The company said, “Freight costs in the last three quarters of fiscal 2021 are projected to be $0.70 to $0.80 higher than the comparable period in fiscal 2020, expressed in terms of the impact on diluted earnings per share. The current freight cost projection is significantly higher than it was a quarter ago. However, the disruption in shipping is not expected to be permanent.”

That sent investors scurrying away from Dollar Tree.

Even before Thursday’s retreat, Dollar Tree shares were pulling back from an April 6 high of $120.37. 

The stock had broken out of a double bottom pattern on March 6, but lost momentum and were already trading below the previous $111.94 buy point before Thursday.

Meanwhile, Tennessee-based Dollar General gapped up at the open and was holding onto those gains following its report. 

Earnings came in at $2.82 per share, a 10% year-over-year gain. That topped estimates of $2.14 per share. Revenue was $8.4 billion, down 1% year-over-year, but still ahead of views.

Dollar General, whose market capitalization is $49.13 billion, has been consolidating recently, below a November high of $225.25. It hit resistance at $222 on May 10 before retreating again. Shares are down 4.54% year-to-date but up 6.04% in the past three months. 

Although net sales and same-store sales decreased, investors clearly like the company’s trajectory. 

Dollar General noted that gross profit as a percentage of net sales was 32.8% in the first quarter of 2021 compared to 30.7% in the first quarter of 2020. 

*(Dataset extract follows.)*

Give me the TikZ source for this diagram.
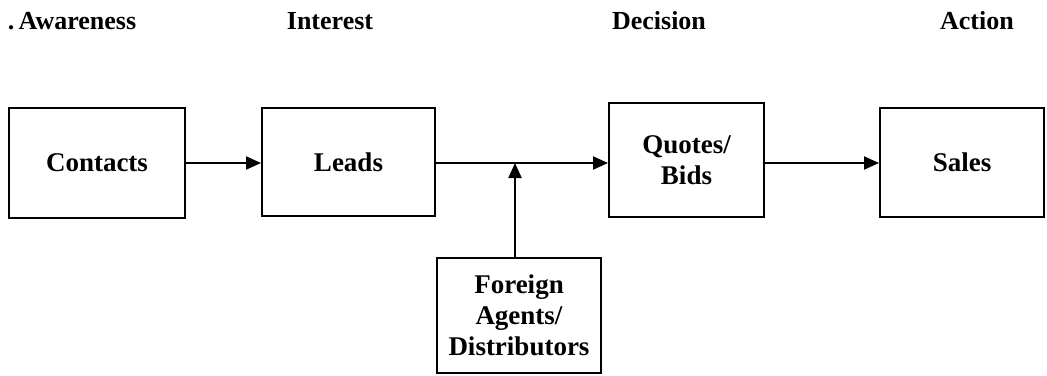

According to the company, “This gross profit rate increase was primarily attributable to higher initial markups on inventory purchases; a reduction in markdowns as a percentage of net sales; a greater proportion of sales coming from the non-consumables product categories, which generally have a higher gross profit rate than the consumables product category; and a reduction in inventory shrink as a percentage of net sales.”

Dollar General also cited increased transportation costs as a drag on returns, but issued better-than-expected updated guidance.

For the fiscal year 2021, the company now expects net sales in the range of a 1% decline to an increase of 1%; compared to its earlier guidance in the range of a 2% decline to flat sales. 

Dollar General also sees same-store sales declining 5% to 3%, compared to its previous expectation for a decline of 6% to 4%. 

It guided toward diluted earnings per share in the range of $9.50 to $10.20, above the company’s previous guidance of earnings per share between $8.80 to $9.50. Analysts expect full-year earnings of $9.63 per share. 

As the stock moved higher Thursday, trading volume was 47% higher than normal.